Matt Yglesias has a great post deconstructing the badness of a particularly egregious headline from the Washington Post, "Climate Is Risky Issue for Democrats." This is what we mean when we say the media is broken.
The leading candidates for the Democratic Party's presidential nomination have all responded to this public, diplomatic, and elite concern with fairly similar policies grounded in the scientific consensus that sharp reduction in US carbon emissions are necessary, and in the economics consensus that the most efficient way to achieve those reductions is by putting a price on carbon emissions -- either in the form of a tax, or in the form of an auction of tradeable emissions permits. The Republican Party, meanwhile, remains mired in half-measures that don't address the full of extent of the problem and don't even accomplish what they do accomplish in an efficient manner. And those are the good Republicans! Others, like the President of the United States of America and several of the leading contenders to replace him remain mired in denial about the extent or nature of the problem, and are so in hock to special interests in the coal and oil industries that they're unable to acknowledge that failing to adopt mandatory emission curbs will have some dramatic deleterious consequences.

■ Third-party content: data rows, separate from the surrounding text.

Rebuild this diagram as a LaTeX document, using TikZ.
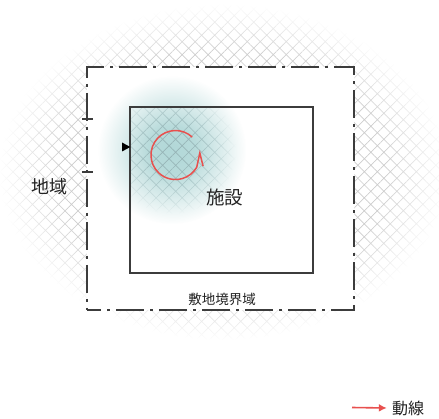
\documentclass[tikz,border=0pt]{standalone}
\usepackage{fontspec}
\newfontfamily\jp{Noto Sans CJK JP}
\usetikzlibrary{patterns.meta,fadings,arrows.meta}
\pgfdeclareradialshading{hatchfadeshade}{\pgfpointorigin}{color(0bp)=(pgftransparent!0); color(18bp)=(pgftransparent!0); color(25bp)=(pgftransparent!100); color(50bp)=(pgftransparent!100)}
\pgfdeclarefading{hatchfade}{\pgfuseshading{hatchfadeshade}}
\pgfdeclareradialshading{glowfadeshade}{\pgfpointorigin}{color(0bp)=(pgftransparent!0); color(8bp)=(pgftransparent!8); color(25bp)=(pgftransparent!100); color(50bp)=(pgftransparent!100)}
\pgfdeclarefading{glowfade}{\pgfuseshading{glowfadeshade}}
\definecolor{hatchgray}{RGB}{205,205,205}
\definecolor{glowteal}{RGB}{178,216,216}
\definecolor{glowhatch}{RGB}{150,180,182}
\definecolor{linegray}{RGB}{60,60,60}
\definecolor{flowred}{RGB}{232,80,78}
\definecolor{textgray}{RGB}{34,34,34}
\tikzset{
  boundarybox/.style={draw=linegray, fill=white, line width=1.3pt, inner sep=0pt,
    dash pattern=on 28pt off 6pt on 3pt off 6pt, dash phase=14pt},
  facilitybox/.style={draw=linegray, line width=1.2pt, inner sep=0pt},
  jptext/.style={font=\jp, text=textgray, inner sep=1pt},
  tickline/.style={draw=linegray, line width=1.1pt},
  flowarrow/.style={draw=flowred, line width=1.5pt, line join=round, -{Straight Barb[length=12pt,width=12pt,right,line width=1.5pt]}},
  legendarrow/.style={draw=flowred, line width=1.6pt, -{Latex[length=8pt,width=8pt]}},
}
\begin{document}
\begin{tikzpicture}[x=1pt,y=-1pt]
\useasboundingbox (0,0) rectangle (439,419);
% surrounding region hatch
\fill[pattern={Hatch[angle=45,distance=9.2pt,line width=0.7pt]}, pattern color=hatchgray, path fading=hatchfade]
  (223,172) ellipse [x radius=224, y radius=168];
% site boundary
\node[boundarybox, minimum width=267pt, minimum height=243pt] (boundary) at (220.5,188.5) {};
% glow
\fill[glowteal, path fading=glowfade] (172,150) circle (74);
\begin{scope}
  \clip (130,107) rectangle (313,273);
  \fill[pattern={Hatch[angle=45,distance=9.2pt,line width=0.6pt]}, pattern color=glowhatch, path fading=glowfade]
    (172,150) circle (64);
\end{scope}
% facility
\node[facilitybox, minimum width=183pt, minimum height=166pt] (facility) at (221.5,190) {};
% ticks
\draw[tickline] (82,119) -- (93,119);
\draw[tickline] (82,172) -- (93,172);
% entry triangle
\fill[black] (122,142.5) -- (130.3,147) -- (122,151.5) -- cycle;
% circulation arrow
\coordinate (flowtip) at (200.5,150);
\draw[flowarrow] (192.2,137.1) arc[start angle=-47, end angle=-330, radius=24.5] -- (flowtip);
% labels
\node[jptext, font=\jp\fontsize{18}{20}\selectfont] (region) at (49.5,187) {地域};
\node[jptext, font=\jp\fontsize{18.5}{20}\selectfont] (fac) at (224.5,197) {施設};
\node[jptext, font=\jp\fontsize{13.5}{15}\selectfont] (bdlabel) at (222,299.5) {敷地境界域};
% legend
\node[jptext, font=\jp\fontsize{16}{18}\selectfont] (legend) at (408,408) {動線};
\coordinate (legstart) at (352,407.5);
\draw[legendarrow] (legstart) -- ([xshift=-4pt]legend.west);
\end{tikzpicture}
\end{document}
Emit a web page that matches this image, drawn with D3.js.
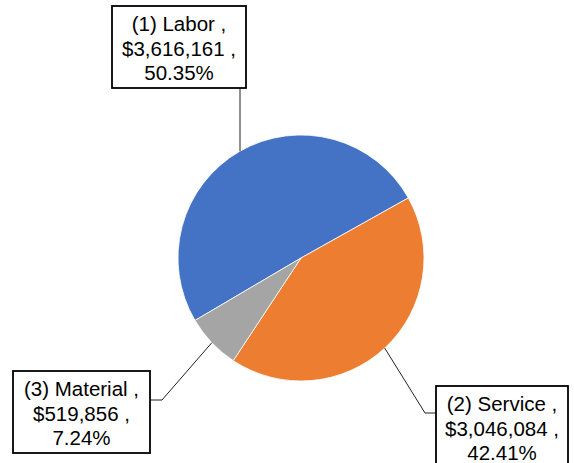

The Washington Post's headline writers, under the time honored principled Everything is Bad News for Democrats, naturally decides to sum that situation up as "Climate is Risky Issue for Democrats". The article itself, I might add, is much better, with reporter Juliet Eilprin downplaying the horse race angle in favor of saying something about the policies at hand, quoting pollster Stan Greenberg's observation that "It's a huge issue. I've been stunned by this" before turning to the Dems-are-doomed theory, and quoting Newt Gingrich's view that "a candidate who's anti-environment and denies global warming gets killed in the suburbs."